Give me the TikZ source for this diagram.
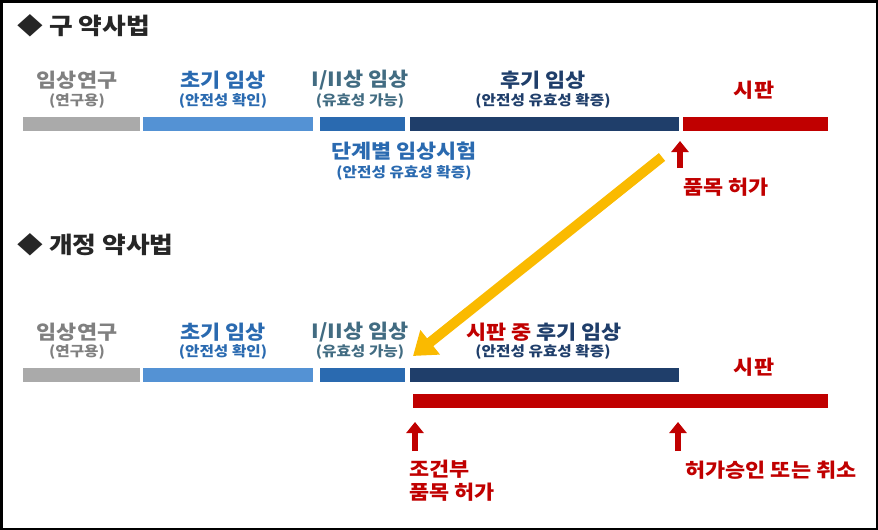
\documentclass[tikz,border=0pt]{standalone}
\usepackage{fontspec}
\setmainfont{Noto Sans CJK KR}[FakeStretch=1.12]
\usetikzlibrary{arrows.meta}
\tikzset{>=latex}
\definecolor{barGray}{RGB}{170,170,170}
\definecolor{lightBlue}{RGB}{84,146,212}
\definecolor{midBlue}{RGB}{42,106,176}
\definecolor{navy}{RGB}{31,62,106}
\definecolor{sellRed}{RGB}{192,0,0}
\definecolor{amber}{RGB}{250,186,0}
\definecolor{labGray}{RGB}{128,128,128}
\definecolor{slate}{RGB}{66,108,130}
\definecolor{titleGray}{RGB}{38,38,38}

\begin{document}
\begin{tikzpicture}[x=1pt, y=-1pt,
    phase/.style={font=\fontsize{19.5}{22}\selectfont\bfseries},
    sub/.style={font=\fontsize{14}{16}\selectfont\bfseries},
    heading/.style={anchor=west, text=titleGray, font=\fontsize{23}{26}\selectfont\bfseries},
    uparrow/.style={draw=sellRed, line width=6pt, -{Triangle[length=11pt, width=17pt]}}]
    \useasboundingbox (0, 0) rectangle (878, 530);
    \draw[line width=2.5pt](1.25, 1.25) rectangle (876.75, 528.75);

    \node[heading] (oldTitle) at (14, 26) {◆ 구 약사법};
    \node[heading] (newTitle) at (14, 245) {◆ 개정 약사법};

    % old law
    \begin{scope}
        \node[phase, text=labGray] (oldResearch) at (77, 80) {임상연구};
        \node[sub, text=labGray] (oldResearchSub) at (77, 101) {(연구용)};
        \node[phase, text=midBlue] (oldEarly) at (223, 80) {초기 임상};
        \node[sub, text=midBlue] (oldEarlySub) at (223, 101) {(안전성 확인)};
        \node[phase, text=slate] (oldMid) at (360, 80) {I/II상 임상};
        \node[sub, text=slate] (oldMidSub) at (360, 101) {(유효성 가능)};
        \node[phase, text=navy] (oldLate) at (543, 80) {후기 임상};
        \node[sub, text=navy] (oldLateSub) at (543, 101) {(안전성 유효성 확증)};
        \node[phase, text=sellRed] (oldMarket) at (754, 90) {시판};
        \fill[barGray](23, 117) rectangle (140, 131);
        \fill[lightBlue](143, 117) rectangle (313, 131);
        \fill[midBlue](320, 117) rectangle (405, 131);
        \fill[navy](410, 117) rectangle (679, 131);
        \fill[sellRed](683, 117) rectangle (828, 131);
        \node[phase, text=midBlue] (stepwise) at (404, 151) {단계별 임상시험};
        \node[sub, text=midBlue] (stepwiseSub) at (404, 173) {(안전성 유효성 확증)};
        \coordinate (oldPermitBase) at (680, 168);
        \coordinate (oldPermitTip) at (680, 141);
        \draw[uparrow](oldPermitBase) -- (oldPermitTip);
        \node[phase, text=sellRed, anchor=west] (oldPermit) at (680, 187) {품목 허가};
        \coordinate (shiftStart) at (662, 157);
    \end{scope}

    % revised law
    \begin{scope}[yshift=-251pt]
        \node[phase, text=labGray] (newResearch) at (77, 81) {임상연구};
        \node[sub, text=labGray] (newResearchSub) at (77, 101) {(연구용)};
        \node[phase, text=midBlue] (newEarly) at (223, 81) {초기 임상};
        \node[sub, text=midBlue] (newEarlySub) at (223, 101) {(안전성 확인)};
        \node[phase, text=slate] (newMid) at (360, 81) {I/II상 임상};
        \node[sub, text=slate] (newMidSub) at (360, 101) {(유효성 가능)};
        \node[phase] (newLate) at (544, 81) {\textcolor{sellRed}{시판 중} \textcolor{navy}{후기 임상}};
        \node[sub, text=navy] (newLateSub) at (543, 101) {(안전성 유효성 확증)};
        \node[phase, text=sellRed] (newMarket) at (754, 116) {시판};
        \fill[barGray](23, 117) rectangle (140, 131);
        \fill[lightBlue](143, 117) rectangle (313, 131);
        \fill[midBlue](320, 117) rectangle (405, 131);
        \fill[navy](410, 117) rectangle (679, 131);
        \fill[sellRed](413, 143) rectangle (828, 157);
        \coordinate (condBase) at (415, 200);
        \coordinate (condTip) at (415, 171);
        \draw[uparrow](condBase) -- (condTip);
        \coordinate (finalBase) at (678, 200);
        \coordinate (finalTip) at (678, 171);
        \draw[uparrow](finalBase) -- (finalTip);
        \node[phase, text=sellRed, anchor=north west, align=left,
            font=\fontsize{19.5}{23}\selectfont\bfseries] (condPermit) at (406, 206) {조건부\\품목 허가};
        \node[phase, text=sellRed, anchor=west] (finalPermit) at (682, 219) {허가승인 또는 취소};
        \coordinate (shiftEnd) at (413, 105);
    \end{scope}

    \draw[amber, line width=10pt, -{Triangle[length=22pt, width=30pt]}](shiftStart) -- (shiftEnd);
\end{tikzpicture}
\end{document}
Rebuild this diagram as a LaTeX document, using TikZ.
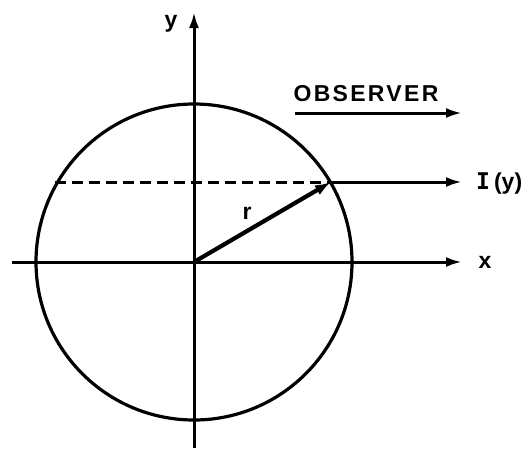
\documentclass[tikz,border=0pt]{standalone}
\usepackage{fontspec}
\setmainfont{Liberation Sans}
\newfontfamily\monob{DejaVu Sans Mono}
\usetikzlibrary{arrows.meta}
\begin{document}
\begin{tikzpicture}[x=1pt,y=-1pt,
  axis/.style={line width=3pt,-{Latex[length=16pt,width=10pt]}},
  plain/.style={line width=3.2pt},
  lbl/.style={font=\fontsize{23}{23}\selectfont\bfseries,inner sep=0pt},
  dashline/.style={line width=3pt,dash pattern=on 11pt off 6pt}]
\useasboundingbox (0,0) rectangle (529,450);
\coordinate (O) at (194,262);
\coordinate (xl) at (12,262);
\coordinate (xr) at (462,262);
\coordinate (yb) at (194,448);
\coordinate (yt) at (194,12);
\coordinate (P) at (331,182);
\coordinate (dl) at (55,182);
\coordinate (ir) at (462,182);
\coordinate (ol) at (295,113);
\coordinate (or) at (462,113);
\draw[plain] (O) circle[radius=158];
\draw[axis] (xl) -- (xr);
\draw[axis] (yb) -- (yt);
\draw[dashline] (dl) -- (P);
\draw[axis] (P) -- (ir);
\draw[line width=4.2pt,-{Latex[length=16pt,width=11pt]}] (O) -- (P);
\draw[axis] (ol) -- (or);
\node[lbl] (ylab) at (171,24) {y};
\node[lbl] (xlab) at (485,262) {x};
\node[lbl,anchor=west] (ilab) at (476,183) {{\monob\bfseries I}\hspace{4pt}(y)};
\node[lbl] (obs) at (366,94) {\addfontfeature{LetterSpace=10}OBSERVER};
\node[lbl] (rlab) at (247,213) {r};
\end{tikzpicture}
\end{document}
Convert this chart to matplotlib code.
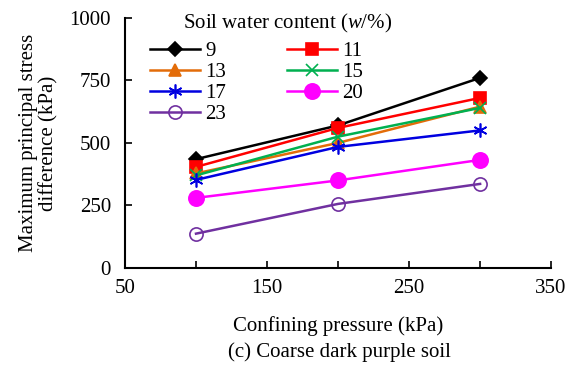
import matplotlib.pyplot as plt
from matplotlib.ticker import FixedLocator

plt.rcParams['font.family'] = ['Liberation Serif', 'DejaVu Serif']
plt.rcParams['mathtext.fontset'] = 'custom'
plt.rcParams['mathtext.rm'] = 'Liberation Serif'
plt.rcParams['mathtext.it'] = 'Liberation Serif:italic'

# confining pressure (kPa)
pressure = [100, 200, 300]

# max principal stress difference (kPa) per water content
w_labels = ['9', '11', '13', '15', '17', '20', '23']
s9 = [435, 570, 760]
s11 = [404, 560, 680]
s13 = [378, 500, 645]
s15 = [370, 525, 640]
s17 = [352, 484, 550]
s20 = [280, 350, 432]
s23 = [137, 256, 336]
series = [s9, s11, s13, s15, s17, s20, s23]

xticks_major = [50, 150, 250, 350]
xticks_minor = [100, 200, 300]
yticks = [0, 250, 500, 750, 1000]

colors = ['black', '#FF0000', '#E36C09', '#00B050', '#0000E0', '#FF00FF', '#7030A0']
markers = ['D', 's', '^', 'x', (6, 2, 0), 'o', 'o']
msizes = [7.5, 8, 8.5, 8.5, 10, 11, 9.5]

fig = plt.figure(figsize=(5.72, 3.65), dpi=100)
ax = fig.add_axes([0.2185, 0.266, 0.745, 0.685])

lines = []
for i in range(len(series)):
    mfc = 'none' if i == 6 else colors[i]
    ln, = ax.plot(pressure, series[i], color=colors[i], marker=markers[i],
                  markersize=msizes[i], markerfacecolor=mfc,
                  markeredgecolor=colors[i], linewidth=1.8,
                  markeredgewidth=1.2, label=w_labels[i])
    lines.append(ln)

ax.set_xlim(50, 350)
ax.set_ylim(0, 1000)
ax.xaxis.set_major_locator(FixedLocator(xticks_major))
ax.xaxis.set_minor_locator(FixedLocator(xticks_minor))
ax.yaxis.set_major_locator(FixedLocator(yticks))
ax.tick_params(direction='in', length=5, width=1.2, labelsize=15)
ax.tick_params(axis='x', pad=8)
ax.tick_params(axis='y', pad=10)
ax.tick_params(axis='x', which='minor', direction='in', length=5, width=1.2)
ax.spines['top'].set_visible(False)
ax.spines['right'].set_visible(False)
ax.spines['left'].set_linewidth(1.5)
ax.spines['bottom'].set_linewidth(1.5)

ax.set_xlabel('Confining pressure (kPa)', fontsize=15, labelpad=13)
ax.set_ylabel('Maximum principal stress\ndifference (kPa)', fontsize=15, labelpad=8,
              linespacing=1.1)
fig.text(0.594, 0.022, '(c) Coarse dark purple soil', fontsize=15, ha='center')

# legend title placed separately (offset to the right as in the figure)
fig.text(183 / 572, 1 - 23 / 365, 'Soil water content ($\\it{w}$/%)', fontsize=15,
         ha='left', va='center')

# row-wise legend order: 9 11 / 13 15 / 17 20 / 23
order = [0, 2, 4, 6, 1, 3, 5]
leg = ax.legend([lines[k] for k in order], [w_labels[k] for k in order], ncol=2,
                loc='upper left', bbox_to_anchor=(0.03, 0.955), frameon=False,
                fontsize=15, handlelength=2.4, columnspacing=2.9, labelspacing=0.07,
                handletextpad=0.25, borderpad=0.1)

fig.savefig('out.png', dpi=100)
+===+
### WORK TO DO
Leaving out the pictures, extract the stretch from the line holding "Convert this chart to matplotlib code." through the line holding "pressure = [100, 200, 300]", word for word.

### SOLUTION FOR THIS EXERCISE
Convert this chart to matplotlib code.
import matplotlib.pyplot as plt
from matplotlib.ticker import FixedLocator

plt.rcParams['font.family'] = ['Liberation Serif', 'DejaVu Serif']
plt.rcParams['mathtext.fontset'] = 'custom'
plt.rcParams['mathtext.rm'] = 'Liberation Serif'
plt.rcParams['mathtext.it'] = 'Liberation Serif:italic'

# confining pressure (kPa)
pressure = [100, 200, 300]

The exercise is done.